|
|
|
|
|
by sfpotter
206 days ago
|
|
I think this sentence: > But matrix multiplication, to which our civilization is now devoting so many of its marginal resources, has all the elegance of a man hammering a nail into a board. is the most interesting one. A man hammering a nail into a board can be both beautiful and elegant! If you've ever seen someone effortlessly hammer nail after nail into wood without having to think hardly at all about what they're doing, you've seen a master craftsman at work. Speaking as a numerical analyst, I'd say a well multiplied matrix is much the same. There is much that goes into how deftly a matrix might be multiplied. And just as someone can hammer a nail poorly, so too can a matrix be multiplied poorly. I would say the matrices being multiplied in service of training LLMs are not a particularly beautiful example of what matrix multiplication has to offer. The fast Fourier transform viewed as a sparse matrix factorization of the DFT and its concomitant properties of numerical stability might be a better candidate. |
|
Generally, low-rank and block-diagonal matrices are both great strategies for producing expressive matmuls with fewer parameters. We can view the FFT as a particularly deft example of factorizing one big matmul into a number of block-diagonal matmuls, greatly reducing the overall number of multiplications by minimizing the block size. However, on a G/TPU, we have a lot more parallelism available, so the sweet spot for size of the blocks may be larger than 2x2...
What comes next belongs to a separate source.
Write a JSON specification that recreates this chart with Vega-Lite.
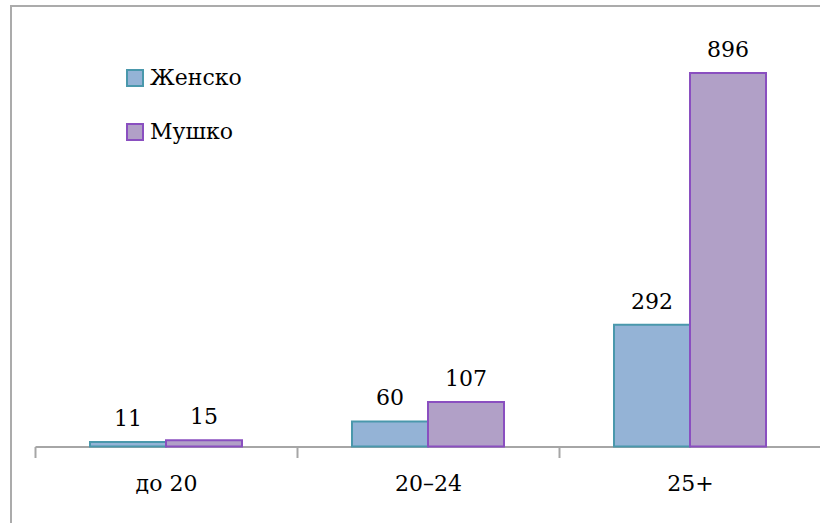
{
  "$schema": "https://vega.github.io/schema/vega-lite/v6.json",
  "autosize": "none",
  "width": 836,
  "height": 525,
  "padding": {"left": 11, "top": 6, "right": 0, "bottom": 0},
  "background": "white",
  "config": {
    "view": {"stroke": "#ABABAB", "strokeWidth": 2},
    "font": "DejaVu Serif"
  },
  "data": {
    "values": [
      {"age": "до 20", "sex": "Женско", "count": 11},
      {"age": "до 20", "sex": "Мушко", "count": 15},
      {"age": "20–24", "sex": "Женско", "count": 60},
      {"age": "20–24", "sex": "Мушко", "count": 107},
      {"age": "25+", "sex": "Женско", "count": 292},
      {"age": "25+", "sex": "Мушко", "count": 896}
    ]
  },
  "encoding": {
    "x": {
      "field": "age", "type": "nominal", "sort": ["до 20", "20–24", "25+"],
      "scale": {"range": [24, 810], "paddingInner": 0, "paddingOuter": 0},
      "axis": {
        "title": null, "labelAngle": 0, "tickBand": "extent", "offset": -84.5,
        "domainColor": "#A6A6A6", "domainWidth": 2, "tickColor": "#A6A6A6", "tickWidth": 2, "tickSize": 11,
        "labelFont": "DejaVu Serif", "labelFontSize": 22, "labelColor": "#000000", "labelPadding": 16
      }
    },
    "xOffset": {"field": "sex", "type": "nominal", "sort": ["Женско", "Мушко"], "scale": {"paddingInner": 0, "paddingOuter": 0.7237}},
    "y": {"field": "count", "type": "quantitative", "scale": {"domain": [-202.7, 1056.6], "nice": false, "zero": false}, "axis": null}
  },
  "layer": [
    {
      "mark": {"type": "bar", "strokeWidth": 2},
      "encoding": {
        "y2": {"datum": 0},
        "fill": {
          "field": "sex", "type": "nominal", "sort": ["Женско", "Мушко"],
          "scale": {"domain": ["Женско", "Мушко"], "range": ["#94B3D6", "#B1A0C7"]},
          "legend": {"title": null, "orient": "none", "legendX": 113, "legendY": 61, "symbolType": "square", "symbolSize": 256, "symbolStrokeWidth": 2, "labelFont": "DejaVu Serif", "labelFontSize": 22, "labelColor": "#000000", "labelOffset": 4, "rowPadding": 30, "padding": 0, "symbolOpacity": 1}
        },
        "stroke": {
          "field": "sex", "type": "nominal", "sort": ["Женско", "Мушко"],
          "scale": {"domain": ["Женско", "Мушко"], "range": ["#4A98AC", "#8A4FC0"]},
          "legend": {"title": null, "orient": "none", "legendX": 113, "legendY": 61, "symbolType": "square", "symbolSize": 256, "symbolStrokeWidth": 2, "labelFont": "DejaVu Serif", "labelFontSize": 22, "labelColor": "#000000", "labelOffset": 4, "rowPadding": 30, "padding": 0, "symbolOpacity": 1}
        }
      }
    },
    {
      "mark": {"type": "text", "font": "DejaVu Serif", "fontSize": 22, "color": "#000000", "baseline": "alphabetic", "dy": -16},
      "encoding": {"text": {"field": "count", "type": "quantitative"}}
    }
  ]
}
We can also mix low-rank, block diagonal, and residual connections to get the best of both worlds:
x' = (L@x + B@x + x)
The block-diagonal matrix does 'local' work, and the low-rank matrix does 'broadcast' work. I find it pretty typical to be able to replace a single dense matmul with this kind of structure and save ~90% of the params with no quality cost... (and sometimes the regularization actually helps!)